- Task description -
For this exercise, repeat all of the material verbatim apart from its images.

- Data -
----

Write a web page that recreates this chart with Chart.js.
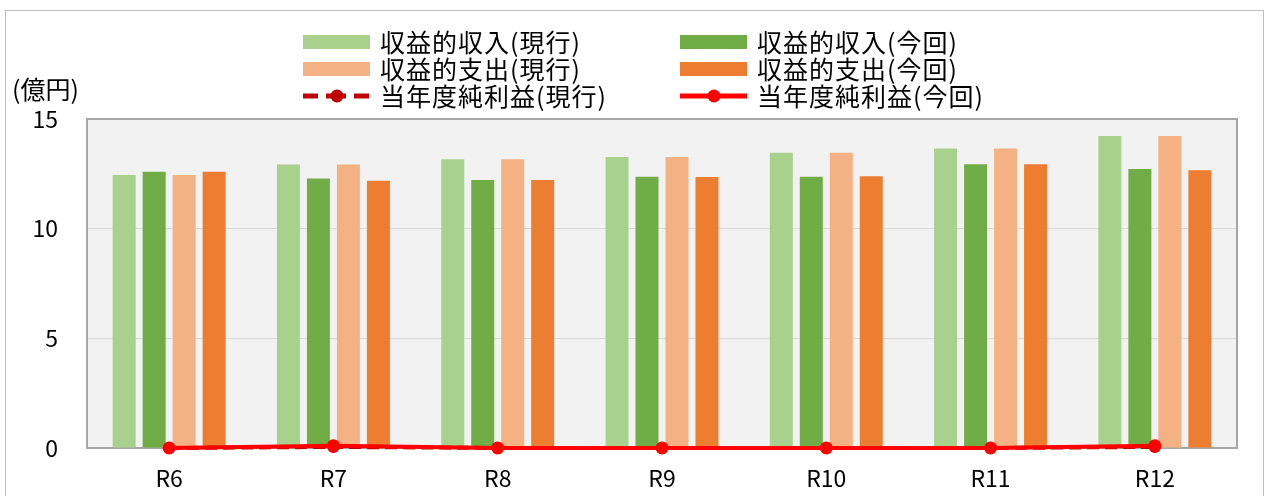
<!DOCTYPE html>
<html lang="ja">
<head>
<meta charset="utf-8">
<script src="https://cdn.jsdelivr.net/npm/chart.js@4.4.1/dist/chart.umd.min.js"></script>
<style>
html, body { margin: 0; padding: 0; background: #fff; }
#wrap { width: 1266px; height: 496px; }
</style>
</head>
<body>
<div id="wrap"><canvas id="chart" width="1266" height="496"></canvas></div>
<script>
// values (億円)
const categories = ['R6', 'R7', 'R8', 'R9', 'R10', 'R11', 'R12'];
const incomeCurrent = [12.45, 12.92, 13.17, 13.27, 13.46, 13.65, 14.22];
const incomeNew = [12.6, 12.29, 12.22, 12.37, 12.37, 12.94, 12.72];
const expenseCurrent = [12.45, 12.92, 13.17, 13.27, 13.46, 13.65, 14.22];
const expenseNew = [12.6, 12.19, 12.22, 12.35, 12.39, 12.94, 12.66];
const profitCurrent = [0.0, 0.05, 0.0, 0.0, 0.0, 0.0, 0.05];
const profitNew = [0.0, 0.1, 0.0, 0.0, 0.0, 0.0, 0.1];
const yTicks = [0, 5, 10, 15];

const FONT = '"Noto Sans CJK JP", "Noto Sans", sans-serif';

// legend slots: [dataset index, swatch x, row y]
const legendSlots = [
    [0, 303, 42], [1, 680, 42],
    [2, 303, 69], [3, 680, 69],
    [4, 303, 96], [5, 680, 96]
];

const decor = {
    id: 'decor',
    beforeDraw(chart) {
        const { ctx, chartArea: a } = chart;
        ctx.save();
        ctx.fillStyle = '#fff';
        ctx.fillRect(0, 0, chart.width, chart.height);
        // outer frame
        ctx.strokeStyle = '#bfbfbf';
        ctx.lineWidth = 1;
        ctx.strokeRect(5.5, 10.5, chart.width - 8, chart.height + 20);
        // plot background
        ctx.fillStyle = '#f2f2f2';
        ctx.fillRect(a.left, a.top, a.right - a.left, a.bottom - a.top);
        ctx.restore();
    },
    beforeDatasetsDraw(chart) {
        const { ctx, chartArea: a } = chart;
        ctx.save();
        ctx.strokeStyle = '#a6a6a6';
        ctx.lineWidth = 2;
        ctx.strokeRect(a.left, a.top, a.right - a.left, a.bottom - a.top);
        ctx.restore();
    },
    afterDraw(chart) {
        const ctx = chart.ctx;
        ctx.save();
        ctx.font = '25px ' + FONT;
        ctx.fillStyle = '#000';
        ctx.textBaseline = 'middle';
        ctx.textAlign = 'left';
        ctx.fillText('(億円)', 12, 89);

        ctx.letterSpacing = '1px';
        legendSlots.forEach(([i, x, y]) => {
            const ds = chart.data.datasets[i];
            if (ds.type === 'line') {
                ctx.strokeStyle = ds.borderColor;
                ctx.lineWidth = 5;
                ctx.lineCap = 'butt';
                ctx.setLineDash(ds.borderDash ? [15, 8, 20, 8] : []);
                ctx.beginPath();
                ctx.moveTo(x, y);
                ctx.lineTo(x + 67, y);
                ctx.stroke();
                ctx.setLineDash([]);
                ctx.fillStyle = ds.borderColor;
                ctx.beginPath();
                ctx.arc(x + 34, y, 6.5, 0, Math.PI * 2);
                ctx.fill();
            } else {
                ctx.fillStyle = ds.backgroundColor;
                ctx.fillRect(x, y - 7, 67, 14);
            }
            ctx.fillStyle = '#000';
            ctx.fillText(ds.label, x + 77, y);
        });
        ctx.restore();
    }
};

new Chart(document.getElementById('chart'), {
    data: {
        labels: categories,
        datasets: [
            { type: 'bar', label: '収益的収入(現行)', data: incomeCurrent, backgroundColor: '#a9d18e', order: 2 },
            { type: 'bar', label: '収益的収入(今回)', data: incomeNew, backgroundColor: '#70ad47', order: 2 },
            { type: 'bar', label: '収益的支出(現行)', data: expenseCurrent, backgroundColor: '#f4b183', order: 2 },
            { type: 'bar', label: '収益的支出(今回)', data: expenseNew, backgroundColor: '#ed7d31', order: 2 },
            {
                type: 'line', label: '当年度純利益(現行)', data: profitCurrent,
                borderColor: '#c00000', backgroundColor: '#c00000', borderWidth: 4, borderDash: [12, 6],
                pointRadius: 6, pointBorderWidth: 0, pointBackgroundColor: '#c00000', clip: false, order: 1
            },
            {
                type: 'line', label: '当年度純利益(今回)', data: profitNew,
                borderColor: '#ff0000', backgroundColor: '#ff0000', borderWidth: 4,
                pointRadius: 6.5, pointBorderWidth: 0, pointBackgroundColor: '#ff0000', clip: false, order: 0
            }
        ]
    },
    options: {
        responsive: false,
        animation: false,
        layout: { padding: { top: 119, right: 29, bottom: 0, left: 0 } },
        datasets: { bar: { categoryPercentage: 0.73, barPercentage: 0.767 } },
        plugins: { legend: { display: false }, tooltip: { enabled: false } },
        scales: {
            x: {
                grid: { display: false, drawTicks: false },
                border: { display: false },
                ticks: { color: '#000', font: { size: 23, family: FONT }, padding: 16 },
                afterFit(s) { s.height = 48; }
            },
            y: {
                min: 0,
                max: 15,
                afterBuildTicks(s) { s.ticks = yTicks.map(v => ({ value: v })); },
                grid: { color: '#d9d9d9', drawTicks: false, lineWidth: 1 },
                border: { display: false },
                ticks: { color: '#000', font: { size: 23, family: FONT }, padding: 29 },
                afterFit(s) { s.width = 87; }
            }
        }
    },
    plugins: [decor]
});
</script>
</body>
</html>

----

- Written solution -
Write a web page that recreates this chart with Chart.js.
<!DOCTYPE html>
<html lang="ja">
<head>
<meta charset="utf-8">
<script src="https://cdn.jsdelivr.net/npm/chart.js@4.4.1/dist/chart.umd.min.js"></script>
<style>
html, body { margin: 0; padding: 0; background: #fff; }
#wrap { width: 1266px; height: 496px; }
</style>
</head>
<body>
<div id="wrap"><canvas id="chart" width="1266" height="496"></canvas></div>
<script>
// values (億円)
const categories = ['R6', 'R7', 'R8', 'R9', 'R10', 'R11', 'R12'];
const incomeCurrent = [12.45, 12.92, 13.17, 13.27, 13.46, 13.65, 14.22];
const incomeNew = [12.6, 12.29, 12.22, 12.37, 12.37, 12.94, 12.72];
const expenseCurrent = [12.45, 12.92, 13.17, 13.27, 13.46, 13.65, 14.22];
const expenseNew = [12.6, 12.19, 12.22, 12.35, 12.39, 12.94, 12.66];
const profitCurrent = [0.0, 0.05, 0.0, 0.0, 0.0, 0.0, 0.05];
const profitNew = [0.0, 0.1, 0.0, 0.0, 0.0, 0.0, 0.1];
const yTicks = [0, 5, 10, 15];

const FONT = '"Noto Sans CJK JP", "Noto Sans", sans-serif';

// legend slots: [dataset index, swatch x, row y]
const legendSlots = [
    [0, 303, 42], [1, 680, 42],
    [2, 303, 69], [3, 680, 69],
    [4, 303, 96], [5, 680, 96]
];

const decor = {
    id: 'decor',
    beforeDraw(chart) {
        const { ctx, chartArea: a } = chart;
        ctx.save();
        ctx.fillStyle = '#fff';
        ctx.fillRect(0, 0, chart.width, chart.height);
        // outer frame
        ctx.strokeStyle = '#bfbfbf';
        ctx.lineWidth = 1;
        ctx.strokeRect(5.5, 10.5, chart.width - 8, chart.height + 20);
        // plot background
        ctx.fillStyle = '#f2f2f2';
        ctx.fillRect(a.left, a.top, a.right - a.left, a.bottom - a.top);
        ctx.restore();
    },
    beforeDatasetsDraw(chart) {
        const { ctx, chartArea: a } = chart;
        ctx.save();
        ctx.strokeStyle = '#a6a6a6';
        ctx.lineWidth = 2;
        ctx.strokeRect(a.left, a.top, a.right - a.left, a.bottom - a.top);
        ctx.restore();
    },
    afterDraw(chart) {
        const ctx = chart.ctx;
        ctx.save();
        ctx.font = '25px ' + FONT;
        ctx.fillStyle = '#000';
        ctx.textBaseline = 'middle';
        ctx.textAlign = 'left';
        ctx.fillText('(億円)', 12, 89);

        ctx.letterSpacing = '1px';
        legendSlots.forEach(([i, x, y]) => {
            const ds = chart.data.datasets[i];
            if (ds.type === 'line') {
                ctx.strokeStyle = ds.borderColor;
                ctx.lineWidth = 5;
                ctx.lineCap = 'butt';
                ctx.setLineDash(ds.borderDash ? [15, 8, 20, 8] : []);
                ctx.beginPath();
                ctx.moveTo(x, y);
                ctx.lineTo(x + 67, y);
                ctx.stroke();
                ctx.setLineDash([]);
                ctx.fillStyle = ds.borderColor;
                ctx.beginPath();
                ctx.arc(x + 34, y, 6.5, 0, Math.PI * 2);
                ctx.fill();
            } else {
                ctx.fillStyle = ds.backgroundColor;
                ctx.fillRect(x, y - 7, 67, 14);
            }
            ctx.fillStyle = '#000';
            ctx.fillText(ds.label, x + 77, y);
        });
        ctx.restore();
    }
};

new Chart(document.getElementById('chart'), {
    data: {
        labels: categories,
        datasets: [
            { type: 'bar', label: '収益的収入(現行)', data: incomeCurrent, backgroundColor: '#a9d18e', order: 2 },
            { type: 'bar', label: '収益的収入(今回)', data: incomeNew, backgroundColor: '#70ad47', order: 2 },
            { type: 'bar', label: '収益的支出(現行)', data: expenseCurrent, backgroundColor: '#f4b183', order: 2 },
            { type: 'bar', label: '収益的支出(今回)', data: expenseNew, backgroundColor: '#ed7d31', order: 2 },
            {
                type: 'line', label: '当年度純利益(現行)', data: profitCurrent,
                borderColor: '#c00000', backgroundColor: '#c00000', borderWidth: 4, borderDash: [12, 6],
                pointRadius: 6, pointBorderWidth: 0, pointBackgroundColor: '#c00000', clip: false, order: 1
            },
            {
                type: 'line', label: '当年度純利益(今回)', data: profitNew,
                borderColor: '#ff0000', backgroundColor: '#ff0000', borderWidth: 4,
                pointRadius: 6.5, pointBorderWidth: 0, pointBackgroundColor: '#ff0000', clip: false, order: 0
            }
        ]
    },
    options: {
        responsive: false,
        animation: false,
        layout: { padding: { top: 119, right: 29, bottom: 0, left: 0 } },
        datasets: { bar: { categoryPercentage: 0.73, barPercentage: 0.767 } },
        plugins: { legend: { display: false }, tooltip: { enabled: false } },
        scales: {
            x: {
                grid: { display: false, drawTicks: false },
                border: { display: false },
                ticks: { color: '#000', font: { size: 23, family: FONT }, padding: 16 },
                afterFit(s) { s.height = 48; }
            },
            y: {
                min: 0,
                max: 15,
                afterBuildTicks(s) { s.ticks = yTicks.map(v => ({ value: v })); },
                grid: { color: '#d9d9d9', drawTicks: false, lineWidth: 1 },
                border: { display: false },
                ticks: { color: '#000', font: { size: 23, family: FONT }, padding: 29 },
                afterFit(s) { s.width = 87; }
            }
        }
    },
    plugins: [decor]
});
</script>
</body>
</html>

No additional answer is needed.